Montecassino

De Göttweig a Arganda

Europa es mucho más que un anónimo poder socialdemócrata burocrático y autoritario

En junio volveré a Göttweig. Como todos los años desde hace ya un cuarto de siglo, subiré la preciosa carretera cubierta por castaños centenarios que conduce desde la vieja villa medieval de Spitz junto al Danubio hasta el monasterio benedictino más antiguo de la Baja ... Austria. Más de mil años llevan allí los monjes de San Benito, en su ora et labora, en el cuidado de bosques, el cultivo del vino y el aguardiente de melocotón, su inmensa biblioteca y los tesoros que han sobrevivido a las incontables guerras, invasiones e ideologías. Hace dos siglos fue arrasado por los franceses, hace 70 años escuela de mandos nazis y después cuartel aliado. Pero los benedictinos nunca abandonaron el Montecassino del Danubio.

Nadie ha contribuido más a la continuidad cultural histórica en Europa que esos refugios de la fe, el conocimiento y la sabiduría que son los monasterios. Hoy, aunque vivamos cada vez con menos fe y un conocimiento tan fraccionado y disperso que parece impedir toda sabiduría, siguen siendo referencia cultural, espiritual y política para entender qué fue y qué es Europa. No es solo la Unión Europea. Es mucho más que un organismo burocrático que expende directivas para los países miembros y mucho más que una comunidad de derecho que se compromete a unas normas de trato y conducta común y colectiva. Europa tiene una identidad como Occidente judeocristiano, como espacio de libertad y de comunidad de valores de la razón y la defensa de la persona, además de la suma de las voluntades e identidades de los estados nación. Que deben resistirse a dejarse diluir por poderes globales y anónimos en un ámbito administrativo y político común en el que se disuelvan los sujetos de soberanía. Para crear una sociedad sin identidad manipulable y moldeable, con individuos intercambiables y sometidos a control y obediencia de un poder lejano, desconocido, no elegido ni controlado.

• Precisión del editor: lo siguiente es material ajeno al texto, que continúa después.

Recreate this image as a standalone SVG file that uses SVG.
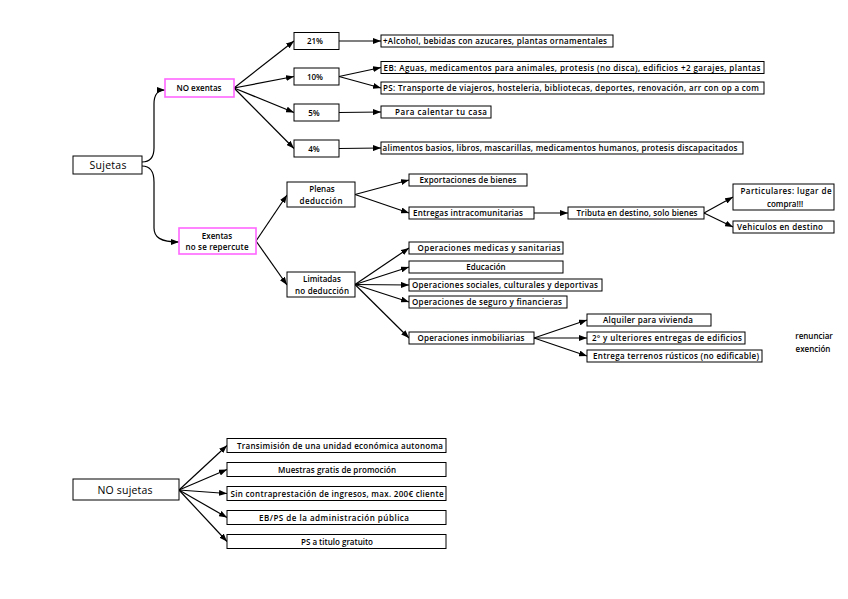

Cerca de Göttweig está la abadía de Melk, desde cuyo balcón Napoleón pasó revista a sus ejércitos en avance hacia Viena. Desde Göttweig se divisa Dürnstein, donde pasó cautiverio Ricardo Corazón de León. Aquellos acantilados eran ideales para peajes y asaltos a caravanas en la ruta de la seda y las cruzadas desde Oriente y Jerusalén hacia el norte de Europa. Allí, políticos y periodistas hablamos de Europa. Convocados por el viejo maestro Paul Lendvai que no murió con su familia en Auschwitz ni en la cárcel de la Hungría comunista para convertirse en un grande del periodismo europeo. Allí se habla de la voluntad europeísta y también del celo, no solo los cuatro de Visegrado, por defender identidad y soberanía, frente al canto globalista. Este año lo compagino con una conferencia en Viena sobre un gran libro español «Imperiofobia o La Leyenda Negra». Con su autora, Elvira Roca Barea, admirada amiga que ha puesto patas arriba la forma de contar y hablar de la historia de España. Esa España que siempre se ha dejado engañar en el relato de su propia peripecia por sus enemigos. Se hablará de la inmensa admiración de los países danubianos por las gestas de España por Europa y la Humanidad que fueron la Reconquista y el Descubrimiento y la Conquista de America. En el castillo de Cracovia de aquel gran rey polaco Sobieski que salvó a Viena del islam en 1683, domina el salón del Trono un gran tapiz con la gesta española de Lepanto de 1571. Organiza el encuentro de Viena, Bartolo Khevenhüller, descendiente del embajador del Sacro Imperio ante Felipe II, Hans Khevenhüller, que, cuentan, tenía no solo sus magníficos palacios en Carinthia, también uno en Arganda.